Try a Trade program immersing students in hands-on experience

By Ry Clarke - Lethbridge Herald Local Journalism Initiative Reporter on November 24, 2022.

Bri Guzzi, Grade 10 student at Winston Churchill, and Mitch Fowler, Fire Officer, participate in local school divisions Try a Trade program at Fire Station 4. Herald photo by Ry Clarke

Lethbridge Fire Department Station 4 welcomed students from across multiple divisions to its facility recently to take part in the Try a Trade program.

The program came about with collaboration from Lethbridge School Division, Holy Spirit Catholic School Division, Coaldale Christian School, Horizon School Division, and Palliser School Division, offering students a snapshot look into possible career paths they are interested in exploring.

The program welcomed students to places of work in and around Lethbridge, giving them hands on experience that will help with planning for the future.

“We are trying to get more students exposed to different careers, especially in the 50 skilled trades in Alberta,” said Andrew Krul, off-campus education coordinator for Lethbridge School Division. “Firefighting is not a trade, but we branched out into several other different occupations that students may be interested in pursuing.”

Looking to gain student interest in possible careers, the program gives them the ability to test the waters before committing to their choice.

“If it does pique your interest, we can look at setting up a job shadow to further that work experience and hopefully go into an apprenticeship opportunity down the line,” said Krul. “We have around 200 students registered, with exposure in welding, cabinet making, mechanics and auto body, heating and air conditioning, landscaping, and the list goes on.
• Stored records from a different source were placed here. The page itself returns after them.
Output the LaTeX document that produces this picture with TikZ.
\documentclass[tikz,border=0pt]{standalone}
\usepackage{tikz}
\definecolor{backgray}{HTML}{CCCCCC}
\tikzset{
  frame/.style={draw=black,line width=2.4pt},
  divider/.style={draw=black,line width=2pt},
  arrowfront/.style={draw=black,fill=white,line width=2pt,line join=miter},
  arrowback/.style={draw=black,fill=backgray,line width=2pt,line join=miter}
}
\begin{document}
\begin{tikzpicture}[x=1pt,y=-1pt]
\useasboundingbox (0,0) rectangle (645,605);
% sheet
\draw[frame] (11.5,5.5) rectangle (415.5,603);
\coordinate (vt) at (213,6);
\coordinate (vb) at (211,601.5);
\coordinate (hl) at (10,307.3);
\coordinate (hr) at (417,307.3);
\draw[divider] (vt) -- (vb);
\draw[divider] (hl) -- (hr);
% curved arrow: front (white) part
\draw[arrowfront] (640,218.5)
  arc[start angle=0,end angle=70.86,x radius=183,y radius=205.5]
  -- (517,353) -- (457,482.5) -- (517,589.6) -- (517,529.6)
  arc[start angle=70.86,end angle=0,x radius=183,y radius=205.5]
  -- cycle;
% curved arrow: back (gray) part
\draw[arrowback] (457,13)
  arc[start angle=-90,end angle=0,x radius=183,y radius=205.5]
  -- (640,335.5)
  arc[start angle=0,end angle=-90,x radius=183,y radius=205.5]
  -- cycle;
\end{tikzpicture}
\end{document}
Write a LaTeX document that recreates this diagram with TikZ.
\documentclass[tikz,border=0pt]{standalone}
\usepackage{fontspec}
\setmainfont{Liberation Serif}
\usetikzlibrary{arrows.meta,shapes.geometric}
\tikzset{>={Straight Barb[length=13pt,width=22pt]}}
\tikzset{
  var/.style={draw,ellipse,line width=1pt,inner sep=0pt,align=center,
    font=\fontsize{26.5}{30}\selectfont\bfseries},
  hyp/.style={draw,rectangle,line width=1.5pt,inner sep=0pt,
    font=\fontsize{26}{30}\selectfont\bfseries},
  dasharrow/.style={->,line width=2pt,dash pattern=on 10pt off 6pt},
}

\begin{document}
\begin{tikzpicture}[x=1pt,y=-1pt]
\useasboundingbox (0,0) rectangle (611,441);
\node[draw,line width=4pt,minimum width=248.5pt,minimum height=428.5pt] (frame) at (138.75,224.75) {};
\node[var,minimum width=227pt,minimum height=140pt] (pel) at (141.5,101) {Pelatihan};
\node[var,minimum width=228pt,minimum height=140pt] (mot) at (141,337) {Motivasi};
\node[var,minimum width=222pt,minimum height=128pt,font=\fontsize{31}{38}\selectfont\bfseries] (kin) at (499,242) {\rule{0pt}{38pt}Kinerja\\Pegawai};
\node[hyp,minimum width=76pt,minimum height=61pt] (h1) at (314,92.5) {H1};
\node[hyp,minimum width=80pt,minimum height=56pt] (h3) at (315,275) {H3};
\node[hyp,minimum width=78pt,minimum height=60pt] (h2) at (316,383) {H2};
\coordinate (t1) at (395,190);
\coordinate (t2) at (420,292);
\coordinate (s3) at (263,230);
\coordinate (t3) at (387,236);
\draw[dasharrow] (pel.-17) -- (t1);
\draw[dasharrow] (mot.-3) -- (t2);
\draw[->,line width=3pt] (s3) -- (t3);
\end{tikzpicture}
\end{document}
After we organized it, we have had several phone calls from businesses saying how can they get on board with it? Which is great for when we are hopefully doing this again in the spring.”

Students participating said the experience was great to help understanding their choices in career paths.

“What piqued my interest was the fact that I have always wanted to be involved in the medical field and being a paramedic is my dream job,” said Bri Guzzi, a Grade 10 student at Winston Churchill. “It was very cool and interesting, but it was difficult, I couldn’t get the CPR properly down. Learning that hands on experience is very important in my opinion. Figuring out what you are passionate about and what do you want to do when you are older.”

Though brand new, the Try a Trade program has already been a success with students and other educators in Alberta.

“I received a phone call from Calgary,” said Krul. “They had heard about it in the Calgary Board of Education, and they also wanted some information. They thought it was an excellent idea to expose students and families to different career opportunities.”

Rolling out for the first time the program will return in the spring to help students make the best choices for their career paths.

“If you are not signed up for this time, please check back in early spring,” said Krul. “Getting students to get a hands-on experience and feel if that is a possible career direction, which you are not going to get from TikTok, or YouTube.”